From simple things like taking junior employees to client meetings to more formal training programs, a range of options exist to build better employees and future managers.
This is an episode that agency leaders will want to share with the rest of their teams because it offers lots of good advice for junior employees on how to find that training and guidance they’re hungry to get.
QUOTES
- Gini: ” I thought Kathryn Mason’s response on this was probably one of the most valuable. She said …I always take my junior employees with me to media interviews, radio interviews, press interviews, because they need to see what goes on after they’ve pitched and how it all comes together. “
- Chip: If you help your junior employees advance, “not only are you going to have better luck with having them as future middle managers, you will actually be able to retain your juniors at a much higher rate. If they see that path to progress, if they see colleagues moving up, if they see that previous people in their position have moved up.”
- Gini: “One of the things that I always say is, I don’t want to hear about a problem unless you have three solutions.”
- Gini: “Look for reasons to have conversations with the people you’re not talking to every day that don’t directly report to you. Because they’re going to learn a ton, but you are too.”
- Chip: “if you can teach them the way that that you want to do things, if you teach them the way that you look at things, you will be able to mold someone [and] you will end up with that more senior employee down the road who really is part of your culture, who thinks about things in a way similar to you, and carries out the mission of the agency in a consistent way.”
This was such a good podcast! I can completely relate to it – both positively and (unfortunately) negatively. When I was working in some companies, a few of my seniors would drag me to meetings just so that I could learn how it all comes together. I did not quite understand the need for my presence in those meetings earlier but I 100% get it now. I consider this as positive experience that has since shaped my understanding of business altogether.
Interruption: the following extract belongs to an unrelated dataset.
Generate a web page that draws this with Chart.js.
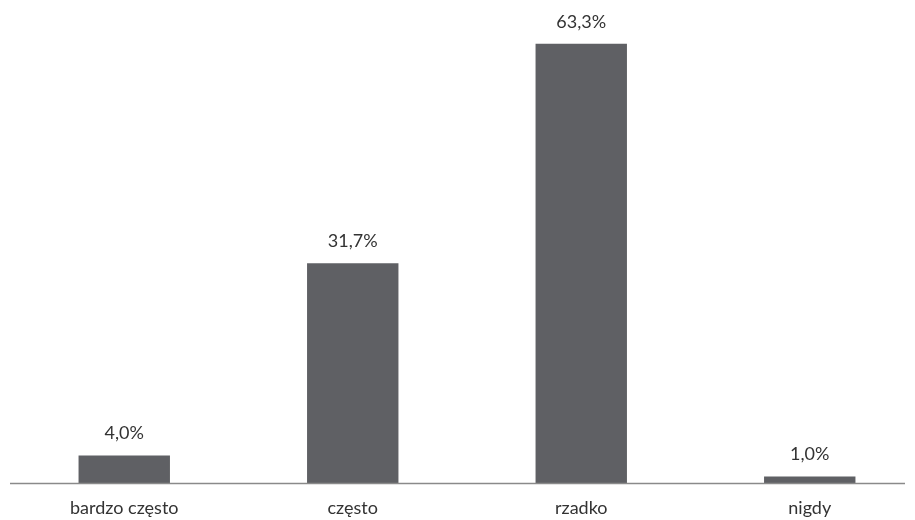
<!DOCTYPE html>
<html>
<head>
<meta charset="utf-8">
<script src="https://cdn.jsdelivr.net/npm/chart.js@4/dist/chart.umd.min.js"></script>
<style>
  html, body { margin: 0; padding: 0; background: #fff; overflow: hidden; }
  #wrap { width: 915px; height: 520px; overflow: hidden; }
  canvas { display: block; }
</style>
</head>
<body>
<div id="wrap"><canvas id="myChart" width="924" height="535"></canvas></div>
<script>
let categories = ['bardzo często', 'często', 'rzadko', 'nigdy'];
let values = [4.0, 31.7, 63.3, 1.0];
let valueLabels = ['4,0%', '31,7%', '63,3%', '1,0%'];

let barColor = '#5f6064';
let textColor = '#333333';

// value labels above bars
let barLabels = {
    id: 'barLabels',
    afterDatasetsDraw(chart) {
        let ctx = chart.ctx;
        let meta = chart.getDatasetMeta(0);
        ctx.save();
        ctx.font = '18px Lato';
        ctx.fillStyle = textColor;
        ctx.textAlign = 'center';
        ctx.textBaseline = 'middle';
        meta.data.forEach((bar, i) => {
            ctx.fillText(valueLabels[i], bar.x, bar.y - 22);
        });
        ctx.restore();
    }
};

// baseline, stops short of the right edge
let baseLine = {
    id: 'baseLine',
    afterDatasetsDraw(chart) {
        let ctx = chart.ctx;
        let y = chart.scales.y.getPixelForValue(0);
        ctx.save();
        ctx.strokeStyle = '#8a8a8a';
        ctx.lineWidth = 1.5;
        ctx.beginPath();
        ctx.moveTo(chart.chartArea.left, y);
        ctx.lineTo(905, y);
        ctx.stroke();
        ctx.restore();
    }
};

let myChart = document.getElementById('myChart').getContext('2d');

let chart = new Chart(myChart, {
    type: 'bar',
    data: {
        labels: categories,
        datasets: [{
            data: values,
            backgroundColor: barColor,
            barPercentage: 0.4,
            categoryPercentage: 1.0
        }]
    },
    options: {
        responsive: false,
        animation: false,
        layout: {
            padding: { left: 10, right: 0, top: 0, bottom: 2 }
        },
        plugins: {
            legend: { display: false },
            tooltip: { enabled: false }
        },
        scales: {
            x: {
                grid: { display: false, drawTicks: false },
                border: { display: false },
                ticks: {
                    color: textColor,
                    font: { family: 'Lato', size: 18 },
                    padding: 14
                }
            },
            y: {
                display: false,
                min: 0,
                max: 69.6
            }
        }
    },
    plugins: [barLabels, baseLine]
});
</script>
</body>
</html>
Unfortunately, there are a lot of times when managers do not explicitly state as to why something needs to be done. You’ve spoken about it in the podcast and I realize that many managers do not feel the need to explain things to their juniors perhaps because they feel they are not required to. I think it’s a huge flaw in that thinking and as you rightly said that it helps juniors get a cohesive picture of why they’re handed the task in the first place and why it’s important.
I’m bookmarking your site because there’s some really good advice being dished out here! Looking forward to hearing more of such excellent management nuggets.